Work to be completed.
Print, word for word, the opening line of the data below and every line after it through the line that contains "const tickLabel = d => String(d);", but not the pictures.

Collected data.
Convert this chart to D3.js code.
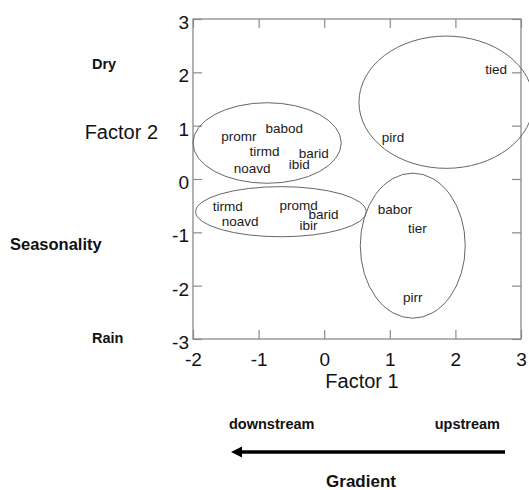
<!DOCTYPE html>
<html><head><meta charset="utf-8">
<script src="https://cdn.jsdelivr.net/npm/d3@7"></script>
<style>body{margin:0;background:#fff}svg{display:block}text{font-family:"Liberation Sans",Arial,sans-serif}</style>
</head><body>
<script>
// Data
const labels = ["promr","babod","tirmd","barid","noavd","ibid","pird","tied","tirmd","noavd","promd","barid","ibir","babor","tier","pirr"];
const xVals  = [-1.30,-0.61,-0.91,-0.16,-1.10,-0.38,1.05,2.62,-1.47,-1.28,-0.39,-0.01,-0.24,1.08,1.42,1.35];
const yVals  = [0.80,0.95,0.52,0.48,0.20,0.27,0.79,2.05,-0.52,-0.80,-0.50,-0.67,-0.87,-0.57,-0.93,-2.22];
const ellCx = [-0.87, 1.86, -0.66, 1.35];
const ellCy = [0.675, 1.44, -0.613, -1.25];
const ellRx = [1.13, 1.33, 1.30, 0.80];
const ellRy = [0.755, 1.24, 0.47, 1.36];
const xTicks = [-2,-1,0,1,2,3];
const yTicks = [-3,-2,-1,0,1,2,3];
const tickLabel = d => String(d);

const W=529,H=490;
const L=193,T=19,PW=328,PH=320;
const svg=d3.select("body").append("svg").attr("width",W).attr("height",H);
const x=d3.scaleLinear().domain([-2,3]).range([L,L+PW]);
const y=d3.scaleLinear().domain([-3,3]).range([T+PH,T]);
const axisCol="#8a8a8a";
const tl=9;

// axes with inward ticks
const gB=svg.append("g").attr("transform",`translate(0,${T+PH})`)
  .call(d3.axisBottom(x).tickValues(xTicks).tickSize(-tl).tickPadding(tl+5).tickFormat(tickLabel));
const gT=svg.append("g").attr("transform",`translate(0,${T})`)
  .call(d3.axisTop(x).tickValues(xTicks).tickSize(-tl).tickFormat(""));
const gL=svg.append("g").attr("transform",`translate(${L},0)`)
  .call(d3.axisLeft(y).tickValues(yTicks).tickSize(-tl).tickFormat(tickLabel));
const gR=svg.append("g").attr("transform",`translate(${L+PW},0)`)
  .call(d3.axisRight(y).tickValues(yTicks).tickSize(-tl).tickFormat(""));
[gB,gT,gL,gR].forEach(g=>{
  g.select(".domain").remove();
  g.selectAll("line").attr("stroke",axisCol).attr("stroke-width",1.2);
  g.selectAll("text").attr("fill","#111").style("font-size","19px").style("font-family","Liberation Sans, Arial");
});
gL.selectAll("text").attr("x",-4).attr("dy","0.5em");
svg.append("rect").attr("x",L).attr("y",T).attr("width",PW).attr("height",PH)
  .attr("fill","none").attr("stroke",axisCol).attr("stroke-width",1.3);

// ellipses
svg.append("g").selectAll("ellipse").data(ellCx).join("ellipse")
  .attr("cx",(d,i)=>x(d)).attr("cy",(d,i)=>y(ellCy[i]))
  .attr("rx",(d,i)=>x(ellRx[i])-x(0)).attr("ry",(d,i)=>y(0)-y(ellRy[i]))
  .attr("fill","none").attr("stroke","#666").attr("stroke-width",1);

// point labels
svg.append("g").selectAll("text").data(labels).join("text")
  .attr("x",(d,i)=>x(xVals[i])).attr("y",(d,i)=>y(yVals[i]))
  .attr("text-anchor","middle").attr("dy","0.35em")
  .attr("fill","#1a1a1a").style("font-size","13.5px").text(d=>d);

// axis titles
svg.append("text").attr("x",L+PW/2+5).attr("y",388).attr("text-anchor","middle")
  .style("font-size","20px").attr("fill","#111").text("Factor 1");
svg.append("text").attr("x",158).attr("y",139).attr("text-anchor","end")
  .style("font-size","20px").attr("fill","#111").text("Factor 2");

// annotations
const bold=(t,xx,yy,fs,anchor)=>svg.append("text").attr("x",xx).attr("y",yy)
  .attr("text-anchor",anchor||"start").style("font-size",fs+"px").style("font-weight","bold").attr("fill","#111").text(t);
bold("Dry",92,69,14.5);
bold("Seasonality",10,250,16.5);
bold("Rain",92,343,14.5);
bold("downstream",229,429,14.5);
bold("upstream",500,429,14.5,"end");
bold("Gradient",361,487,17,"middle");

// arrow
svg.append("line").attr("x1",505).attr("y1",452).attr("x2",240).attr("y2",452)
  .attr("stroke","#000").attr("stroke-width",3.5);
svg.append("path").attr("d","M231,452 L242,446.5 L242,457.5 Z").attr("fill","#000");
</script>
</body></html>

Task solution.
Convert this chart to D3.js code.
<!DOCTYPE html>
<html><head><meta charset="utf-8">
<script src="https://cdn.jsdelivr.net/npm/d3@7"></script>
<style>body{margin:0;background:#fff}svg{display:block}text{font-family:"Liberation Sans",Arial,sans-serif}</style>
</head><body>
<script>
// Data
const labels = ["promr","babod","tirmd","barid","noavd","ibid","pird","tied","tirmd","noavd","promd","barid","ibir","babor","tier","pirr"];
const xVals  = [-1.30,-0.61,-0.91,-0.16,-1.10,-0.38,1.05,2.62,-1.47,-1.28,-0.39,-0.01,-0.24,1.08,1.42,1.35];
const yVals  = [0.80,0.95,0.52,0.48,0.20,0.27,0.79,2.05,-0.52,-0.80,-0.50,-0.67,-0.87,-0.57,-0.93,-2.22];
const ellCx = [-0.87, 1.86, -0.66, 1.35];
const ellCy = [0.675, 1.44, -0.613, -1.25];
const ellRx = [1.13, 1.33, 1.30, 0.80];
const ellRy = [0.755, 1.24, 0.47, 1.36];
const xTicks = [-2,-1,0,1,2,3];
const yTicks = [-3,-2,-1,0,1,2,3];
const tickLabel = d => String(d);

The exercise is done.